Я не хотела отвечать сразу, я предпочла бы сказать ему, что надо подумать, что не стоит вот так, тремя словами убивать нашу горячую любовь. Но как мне было горько от его наивности! Какой другой мужчина сделал бы мне столь щедрое и столь безумное предложение? Увы! Для Гавейна существовало только все или ничего. Он скорее согласился бы вырвать свое сердце и выбросить подальше, чем пойти на компромисс и видеть меня, не имея возможности назвать своей.

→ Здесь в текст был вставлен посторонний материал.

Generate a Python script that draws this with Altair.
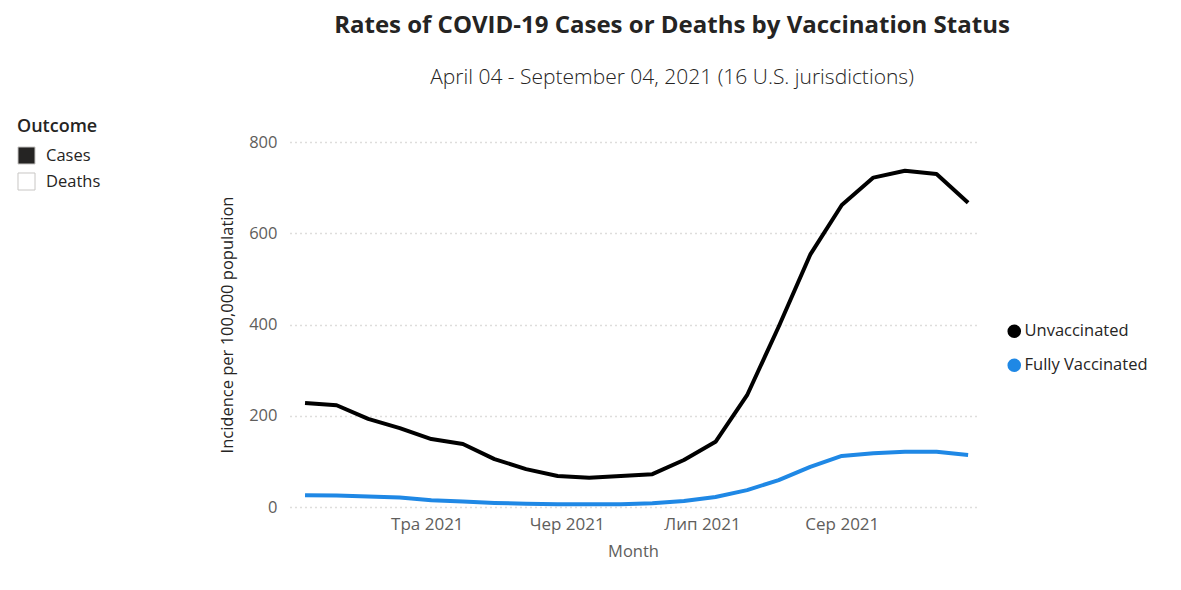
import altair as alt
import pandas as pd

# ---- data ----
weeks = ["2021-04-04", "2021-04-11", "2021-04-18", "2021-04-25", "2021-05-02",
         "2021-05-09", "2021-05-16", "2021-05-23", "2021-05-30", "2021-06-06",
         "2021-06-13", "2021-06-20", "2021-06-27", "2021-07-04", "2021-07-11",
         "2021-07-18", "2021-07-25", "2021-08-01", "2021-08-08", "2021-08-15",
         "2021-08-22", "2021-08-29"]
unvaccinated = [228, 223, 193, 173, 149, 138, 105, 83, 68, 64, 68, 72, 103, 143,
                245, 395, 553, 662, 722, 737, 730, 667]
fully_vaccinated = [26, 25, 23, 21, 15, 12, 9, 7, 6, 6, 6, 8, 13, 22, 37, 59, 88,
                    112, 118, 121, 121, 114]
series_names = ["Unvaccinated", "Fully Vaccinated"]
series_colors = ["#000000", "#1F88E5"]
outcomes = ["Cases", "Deaths"]
outcome_colors = ["#252423", "#FFFFFF"]
tick_dates = ["2021-05-01", "2021-06-01", "2021-07-01", "2021-08-01"]
tick_labels = ["Тра 2021", "Чер 2021", "Лип 2021", "Сер 2021"]
y_ticks = [0, 200, 400, 600, 800]

rows = []
for d, u, v in zip(weeks, unvaccinated, fully_vaccinated):
    rows.append({"date": d, "status": series_names[0], "value": u})
    rows.append({"date": d, "status": series_names[1], "value": v})
df = pd.DataFrame(rows)
outcome_df = pd.DataFrame({"outcome": outcomes})

FONT = "Open Sans"


def dt(s, hours=0):
    y, m, d = (int(p) for p in s.split("-"))
    return alt.DateTime(year=y, month=m, date=d, hours=hours, utc=True)


label_expr = ""
for d, lab in zip(tick_dates, tick_labels):
    label_expr += f"utcFormat(datum.value, '%Y-%m-%d') == '{d}' ? '{lab}' : "
label_expr += "''"

x_enc = alt.X(
    "date:T",
    scale=alt.Scale(type="utc", domain=[dt("2021-03-31", 16), dt("2021-08-30", 18)]),
    axis=alt.Axis(
        title="Month", values=[dt(d) for d in tick_dates], labelExpr=label_expr,
        grid=False, domain=False, ticks=False, labelPadding=9, titlePadding=11,
        labelFontSize=17, titleFontSize=16.5, labelColor="#605E5C", titleColor="#605E5C",
        labelFont=FONT, titleFont=FONT, titleFontWeight="normal",
    ),
)
y_enc = alt.Y(
    "value:Q",
    scale=alt.Scale(domain=[0, 800], nice=False),
    axis=alt.Axis(
        title="Incidence per 100,000 population", values=y_ticks,
        grid=True, gridDash=[1, 4], gridColor="#BEBCBA", gridWidth=1.3,
        domain=False, ticks=False, labelPadding=13, titlePadding=13,
        labelFontSize=16.5, titleFontSize=16.5, labelColor="#605E5C", titleColor="#252423",
        labelFont=FONT, titleFont=FONT, titleFontWeight="normal",
    ),
)

lines = alt.Chart(df).mark_line(strokeWidth=4, strokeJoin="round").encode(
    x=x_enc, y=y_enc,
    color=alt.Color("status:N", scale=alt.Scale(domain=series_names, range=series_colors),
                    legend=None),
    detail="status:N",
)

legend_pts = alt.Chart(df).mark_circle(opacity=0).encode(
    x=alt.X("date:T"), y=alt.Y("value:Q"),
    fill=alt.Fill(
        "status:N", scale=alt.Scale(domain=series_names, range=series_colors),
        sort=series_names,
        legend=alt.Legend(
            title=None, orient="none", legendX=716, legendY=181,
            symbolType="circle", symbolSize=185, symbolOpacity=1,
            symbolStrokeWidth=0,
            labelFontSize=16.5, labelColor="#252423", labelFont=FONT,
            labelOffset=2, rowPadding=17,
        ),
    ),
)

outcome_layer = alt.Chart(outcome_df).mark_square(opacity=0, size=1).encode(
    x=alt.value(0), y=alt.value(0),
    fill=alt.Fill(
        "outcome:N", scale=alt.Scale(domain=outcomes, range=outcome_colors),
        sort=outcomes,
        legend=alt.Legend(
            title="Outcome", orient="none", legendX=-273, legendY=-24,
            symbolType="square", symbolSize=290, symbolOpacity=1,
            symbolStrokeColor="#C8C6C4", symbolStrokeWidth=1,
            titleFontSize=18, titleFont=FONT, titleColor="#252423", titleFontWeight=600,
            titlePadding=10,
            labelFontSize=16.5, labelColor="#252423", labelFont=FONT,
            labelOffset=10, rowPadding=3,
        ),
    ),
)

chart = alt.layer(lines, legend_pts, outcome_layer).resolve_scale(
    fill="independent"
).properties(
    width=686,
    height=365,
    autosize=alt.AutoSizeParams(type="none"),
    padding={"left": 282, "top": 134, "right": 190, "bottom": 65},
    title=alt.TitleParams(
        text="Rates of COVID-19 Cases or Deaths by Vaccination Status",
        subtitle="April 04 - September 04, 2021 (16 U.S. jurisdictions)",
        anchor="middle", dx=39, offset=30,
        fontSize=24, fontWeight="bold", color="#252423", font=FONT,
        subtitleFontSize=21, subtitleColor="#252423", subtitleFont=FONT,
        subtitleFontWeight=300, subtitlePadding=29,
    ),
).configure_view(stroke=None)

chart.save("out.html", embed_options={"renderer": "svg", "actions": False})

Я молчала. Что я могла предложить ему взамен? Только нечто несерьезное, на чем не построишь жизнь: мое не считающееся с разумом желание и мою нежность к нему. Я не хотела бросать учебу, не хотела быть женой моряка, жить на побережье Лармора среди его дружков, с Ивонной в качестве невестки, проводить воскресные дни на стадионе в Лорьяне, глядя, как он носится по «штрафной площадке». И – что его окончательно доконало – я вообще не хотела его жертвы: пусть его профессия, его акцент, его сила и пробелы в его образовании останутся при нем. Я не знала, будет ли он мне так же нравиться, если преобразится в конторского служащего или даже в корабела и в его глазах не будут больше отражаться волны. И будет ли он тогда нравиться сам себе? Но мои доводы на него не действовали. Лицо его замкнулось и стало вдруг туповатым, хотя, как он ни силился совладать с собой, уголки губ все же подрагивали. Боже мой, как я его любила, как любила в нем сочетание ранимости и этой неистовой ярости – она-то и была его истинной натурой и в любую минуту могла себя показать. Его боль добавляла новых красок моей любви – ему, пожалуй, стоило избить меня за это.